Stmt 1:|x + 3| = 4x – 3
Two cases:
a. x+3=4x-3 ,x=0
b. -(x+3)=4x-3 ,x=0.

Both cases gives us x=0 hence SUFF.

Stmt 2:|x + 1| = 2x – 1
Again two cases:
a.x+1=2x-1
x-2x=-1-1
x=2

b. -(x+1)=2x-1
x=0
Both case gives us diff. values hence insuff.
IMO: A

First you made a mistake in calculation: see the red part, solution there is x=2.
Second, which is more important the way of solving, from my point of view, is incorrect.
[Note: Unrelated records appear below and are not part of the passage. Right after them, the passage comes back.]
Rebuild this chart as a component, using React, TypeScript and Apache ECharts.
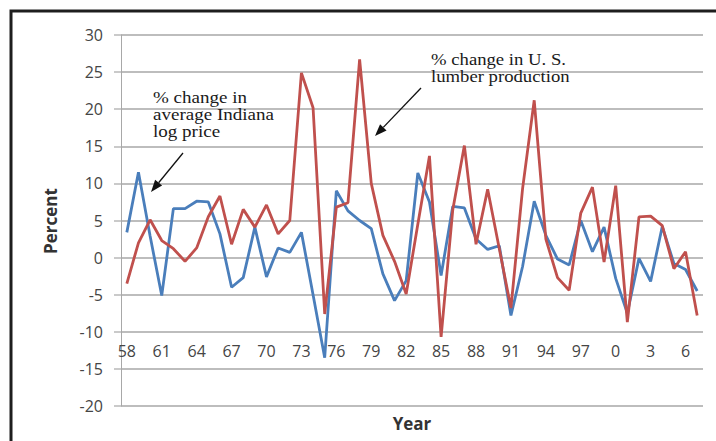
import React, { useEffect, useRef } from "react";
import * as echarts from "echarts";

// Year labels (two-digit, as printed on the axis)
const years: string[] = [
  "58", "59", "60", "61", "62", "63", "64", "65", "66", "67",
  "68", "69", "70", "71", "72", "73", "74", "75", "76", "77",
  "78", "79", "80", "81", "82", "83", "84", "85", "86", "87",
  "88", "89", "90", "91", "92", "93", "94", "95", "96", "97",
  "98", "99", "0", "1", "2", "3", "4", "5", "6", "7",
];

// % change in average Indiana log price
const logPriceChange: number[] = [
  3.4, 11.5, 2.9, -5.1, 6.6, 6.6, 7.6, 7.5, 3.2, -4.0,
  -2.7, 4.1, -2.6, 1.3, 0.7, 3.4, -5.0, -13.5, 9.0, 6.3,
  5.0, 3.9, -2.2, -5.8, -3.1, 11.4, 7.5, -2.4, 6.9, 6.7,
  2.5, 1.1, 1.6, -7.8, -1.2, 7.6, 3.0, -0.2, -1.0, 5.0,
  0.8, 4.1, -2.8, -7.5, -0.1, -3.2, 4.2, -0.8, -1.6, -4.5,
];

// % change in U.S. lumber production
const lumberChange: number[] = [
  -3.5, 2.0, 5.1, 2.3, 1.2, -0.5, 1.3, 5.5, 8.3, 1.8,
  6.5, 4.1, 7.1, 3.2, 5.0, 24.9, 20.2, -7.6, 6.8, 7.4,
  26.7, 10.0, 3.0, -0.5, -4.9, 4.5, 13.7, -10.7, 6.4, 15.1,
  1.8, 9.2, 1.2, -6.8, 9.3, 21.2, 2.5, -2.7, -4.4, 6.0,
  9.5, -0.6, 9.7, -8.7, 5.5, 5.6, 4.3, -1.5, 0.8, -7.8,
];

const Y_MIN = -20;
const Y_MAX = 30;
const Y_STEP = 5;

// Arrow built from a shaft and a filled head
function arrow(x1: number, y1: number, x2: number, y2: number) {
  const ang = Math.atan2(y2 - y1, x2 - x1);
  const len = 12;
  const half = 4.5;
  const bx = x2 - len * Math.cos(ang);
  const by = y2 - len * Math.sin(ang);
  const px = -Math.sin(ang) * half;
  const py = Math.cos(ang) * half;
  return [
    {
      type: "line",
      shape: { x1, y1, x2: bx, y2: by },
      style: { stroke: "#111", lineWidth: 1.3 },
      z: 10,
    },
    {
      type: "polygon",
      shape: { points: [[x2, y2], [bx + px, by + py], [bx - px, by - py]] },
      style: { fill: "#111" },
      z: 10,
    },
  ];
}

const serifFont = '"Liberation Serif", "DejaVu Serif", serif';
const sansFont = '"Open Sans", "Liberation Sans", sans-serif';

export default function App() {
  const ref = useRef<HTMLDivElement>(null);

  useEffect(() => {
    if (!ref.current) return;
    const chart = echarts.init(ref.current, null, { renderer: "svg" });
    chart.setOption({
      animation: false,
      backgroundColor: "#ffffff",
      grid: { left: 121, right: 13, top: 35, bottom: 35 },
      xAxis: {
        type: "category",
        data: years,
        boundaryGap: true,
        offset: -70,
        axisLine: { show: false },
        axisTick: { show: false },
        splitLine: { show: false },
        axisLabel: {
          interval: 2,
          margin: 7,
          color: "#454545",
          fontFamily: sansFont,
          fontSize: 16,
        },
      },
      yAxis: {
        type: "value",
        min: Y_MIN,
        max: Y_MAX,
        interval: Y_STEP,
        axisLine: { show: true, lineStyle: { color: "#a8a8a8", width: 1 } },
        axisTick: { show: true, length: 7, lineStyle: { color: "#b8b8b8", width: 1.5 } },
        splitLine: { show: true, lineStyle: { color: "#bdbdbd", width: 2 } },
        axisLabel: {
          margin: 18,
          color: "#454545",
          fontFamily: sansFont,
          fontSize: 16,
        },
      },
      series: [
        {
          name: "% change in average Indiana log price",
          type: "line",
          data: logPriceChange,
          symbol: "none",
          lineStyle: { color: "#4a7ebb", width: 2.8 },
          z: 2,
        },
        {
          name: "% change in U. S. lumber production",
          type: "line",
          data: lumberChange,
          symbol: "none",
          lineStyle: { color: "#c0504d", width: 2.8 },
          z: 3,
        },
      ],
      graphic: [
        {
          type: "rect",
          shape: { x: 11, y: 11, width: 760, height: 480 },
          style: { fill: "none", stroke: "#1e1e1e", lineWidth: 3 },
          z: 20,
        },
        {
          type: "text",
          x: 50,
          y: 221,
          rotation: Math.PI / 2,
          style: {
            text: "Percent",
            fill: "#333",
            font: `bold 17px ${sansFont}`,
            align: "center",
            verticalAlign: "middle",
          },
        },
        {
          type: "text",
          x: 412,
          y: 423,
          style: {
            text: "Year",
            fill: "#333",
            font: `bold 17px ${sansFont}`,
            align: "center",
            verticalAlign: "middle",
          },
        },
        {
          type: "text",
          x: 153,
          y: 89,
          scaleX: 1.12,
          style: {
            text: "% change in\naverage Indiana\nlog price",
            fill: "#1a1a1a",
            font: `17px ${serifFont}`,
            lineHeight: 17,
          },
          z: 10,
        },
        ...arrow(183, 153, 151, 192),
        {
          type: "text",
          x: 431,
          y: 51,
          scaleX: 1.1,
          style: {
            text: "% change in U. S.\nlumber production",
            fill: "#1a1a1a",
            font: `17px ${serifFont}`,
            lineHeight: 17,
          },
          z: 10,
        },
        ...arrow(421, 88, 375, 136),
      ],
    });
    return () => chart.dispose();
  }, []);

  return (
    <div
      ref={ref}
      style={{ position: "fixed", left: 0, top: 0, width: 716, height: 441 }}
    />
  );
}
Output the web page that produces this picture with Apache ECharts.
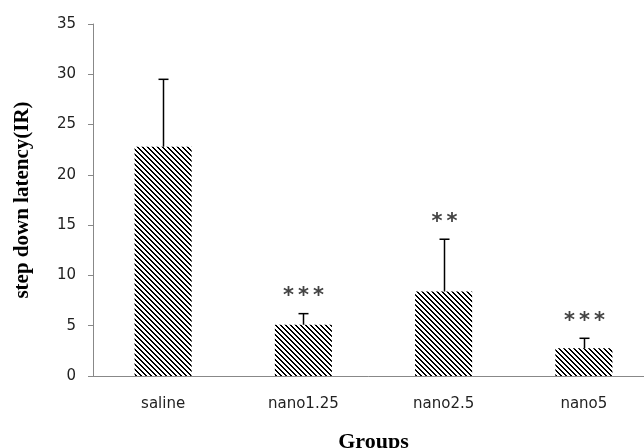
<!DOCTYPE html>
<html><head><meta charset="utf-8">
<script src="https://cdn.jsdelivr.net/npm/echarts@6/dist/echarts.min.js"></script>
<style>html,body{margin:0;padding:0;background:#fff;overflow:hidden}#c{width:644px;height:448px}</style>
</head><body><div id="c"></div>
<script>
var categories = ['saline', 'nano1.25', 'nano2.5', 'nano5'];
var means = [22.8, 5.1, 8.4, 2.75];
var errors = [6.7, 1.1, 5.2, 1.0];
var stars = ['', '***', '**', '***'];
var yTicks = [0, 5, 10, 15, 20, 25, 30, 35];

// hatch pattern tile
var N = 5;
var tile = document.createElement('canvas');
tile.width = N; tile.height = N;
var tctx = tile.getContext('2d');
var img = tctx.createImageData(N, N);
for (var y = 0; y < N; y++) {
  for (var x = 0; x < N; x++) {
    var k = ((x - y) % N + N) % N;
    var on = k < 2;
    var i = (y * N + x) * 4;
    var v = on ? 0 : 255;
    img.data[i] = v; img.data[i+1] = v; img.data[i+2] = v; img.data[i+3] = 255;
  }
}
tctx.putImageData(img, 0, 0);

var chart = echarts.init(document.getElementById('c'), null, {renderer: 'canvas'});
var errData = categories.map(function (c, i) { return [i, means[i], means[i] + errors[i], stars[i]]; });

chart.setOption({
  animation: false,
  backgroundColor: '#fff',
  grid: {left: 93, top: 24, width: 561, height: 352, containLabel: false, outerBoundsMode: 'none'},
  xAxis: {
    type: 'category',
    data: categories,
    name: 'Groups',
    nameLocation: 'middle',
    nameGap: 55,
    nameTextStyle: {fontFamily: 'Liberation Serif', fontWeight: 'bold', fontSize: 22, color: '#000'},
    axisLine: {lineStyle: {color: '#888', width: 1}},
    axisTick: {show: false},
    axisLabel: {fontFamily: 'DejaVu Sans', fontSize: 15, color: '#222', margin: 21}
  },
  yAxis: {
    type: 'value',
    min: 0, max: 35, interval: 5,
    name: 'step down latency(IR)',
    nameLocation: 'middle',
    nameGap: 60,
    nameTextStyle: {fontFamily: 'Liberation Serif', fontWeight: 'bold', fontSize: 21, color: '#000'},
    axisLine: {show: true, lineStyle: {color: '#888', width: 1}},
    axisTick: {show: true, length: 5, lineStyle: {color: '#888'}},
    splitLine: {show: false},
    axisLabel: {fontFamily: 'DejaVu Sans', fontSize: 15, color: '#222', margin: 17,
      formatter: function (v) { return yTicks.indexOf(v) >= 0 ? String(v) : ''; }}
  },
  series: [{
    type: 'bar',
    data: means,
    barWidth: 57,
    itemStyle: {color: {image: tile, repeat: 'repeat'}}
  }, {
    type: 'custom',
    data: errData,
    z: 10,
    renderItem: function (params, api) {
      var base = api.coord([api.value(0), api.value(1)]);
      var top = api.coord([api.value(0), api.value(2)]);
      var x = Math.round(base[0]) + 0.5;
      var children = [
        {type: 'line', shape: {x1: x, y1: base[1], x2: x, y2: top[1]}, style: {stroke: '#000', lineWidth: 1.5}},
        {type: 'line', shape: {x1: x - 5, y1: top[1], x2: x + 5, y2: top[1]}, style: {stroke: '#000', lineWidth: 1.5}}
      ];
      var s = String(api.value(3) || '');
      var n = s.length;
      for (var j = 0; j < n; j++) {
        children.push({type: 'text', style: {x: x + (j - (n - 1) / 2) * 15, y: top[1] - 17, text: '*', textAlign: 'center', textVerticalAlign: 'middle',
          font: 'bold 21px DejaVu Sans', fill: '#444'}});
      }
      return {type: 'group', children: children};
    }
  }]
});
</script></body></html>
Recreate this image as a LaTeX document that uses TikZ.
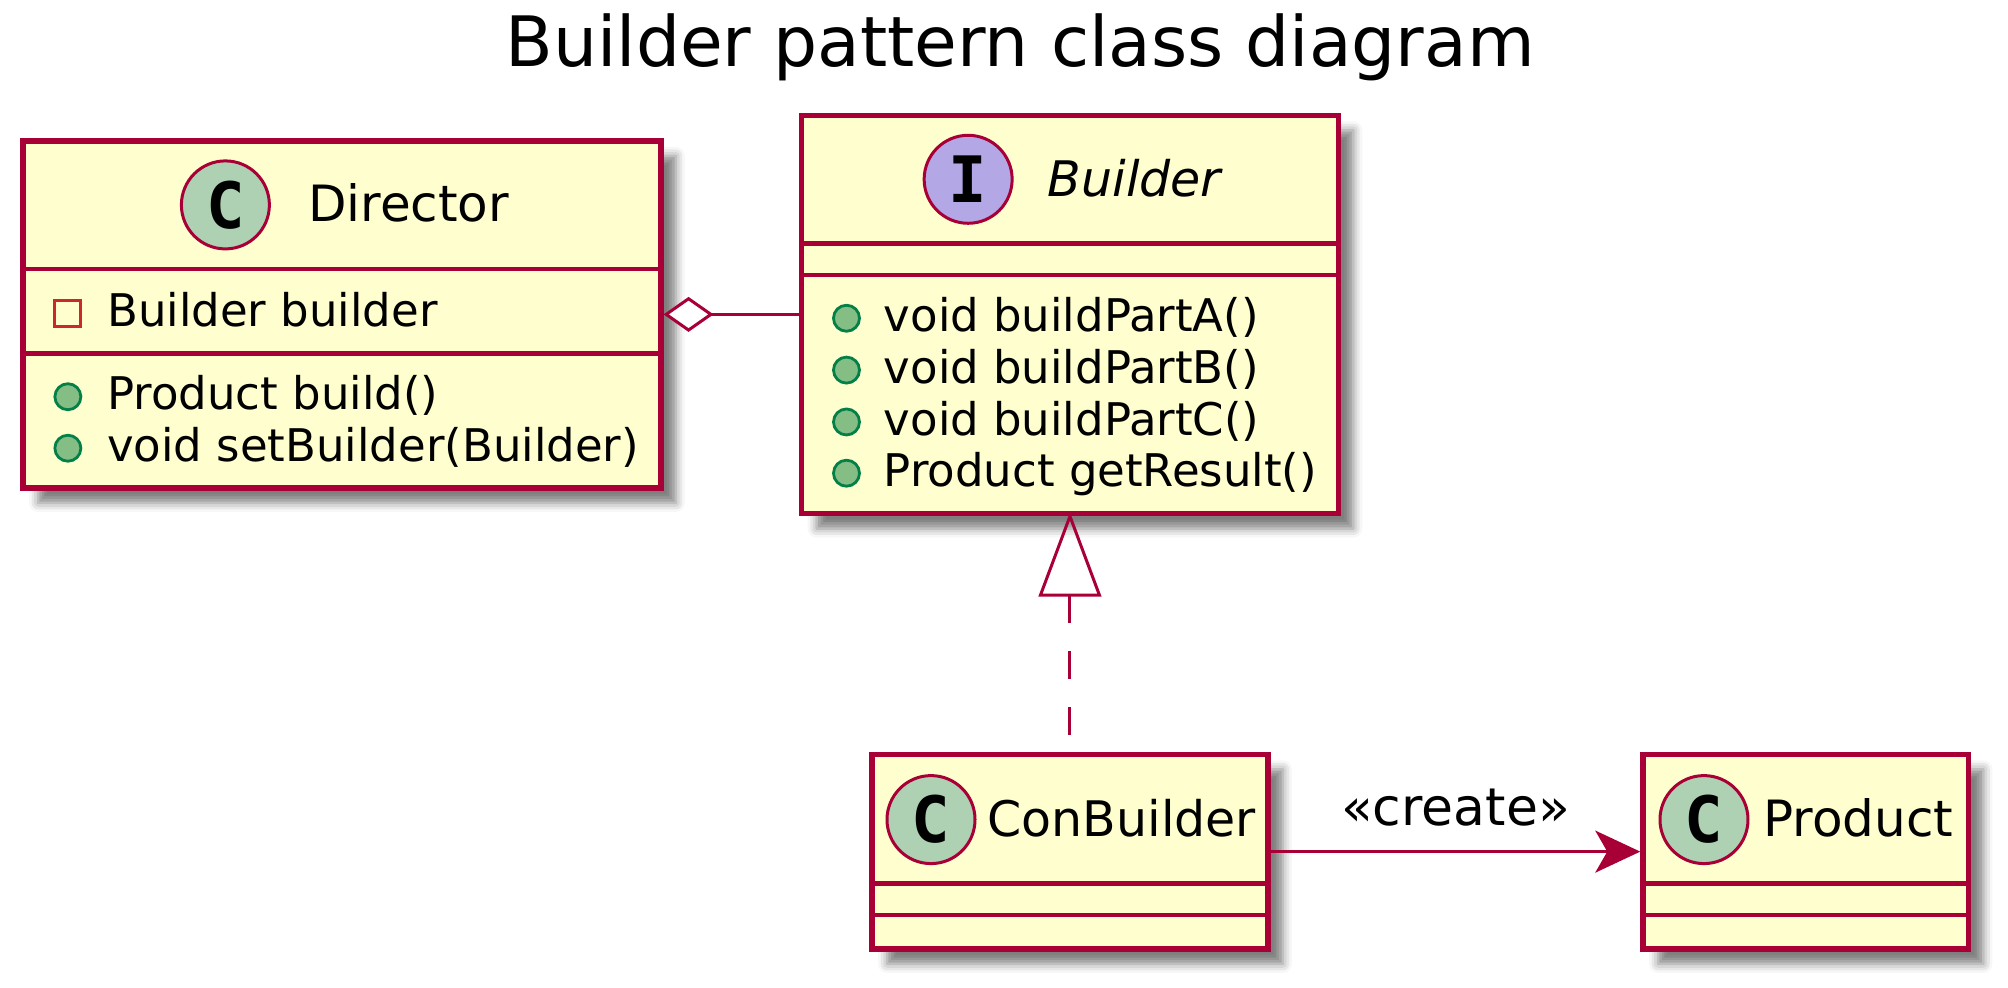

Let me share my way of thinking, step by step:

Is x > 0?
(1) |x + 3| = 4x – 3
As absolute value NEVER NEGATIVE (in our case |x + 3|), thus RHS in our case 4x-3 must be >=0.
4x-3>=0 --> x>=3/4 (you may think at this point that if the stem asks is x>0) that it's already sufficient, but it's not.

We should check if the equation |x + 3| = 4x – 3, with the condition that x>=3/4 has real roots.

x>=3/4 means that |x + 3|>0 so we'll have x+3=4x-3 --> x=2. Only ONE solution: x=2>0.
SUFFICIENT.

(2) |x + 1| = 2x – 1
The same here: 2x-1>=0 --> x>=1/2 --> only one possibility x+1=2x-1, x=2>0.
SUFFICIENT.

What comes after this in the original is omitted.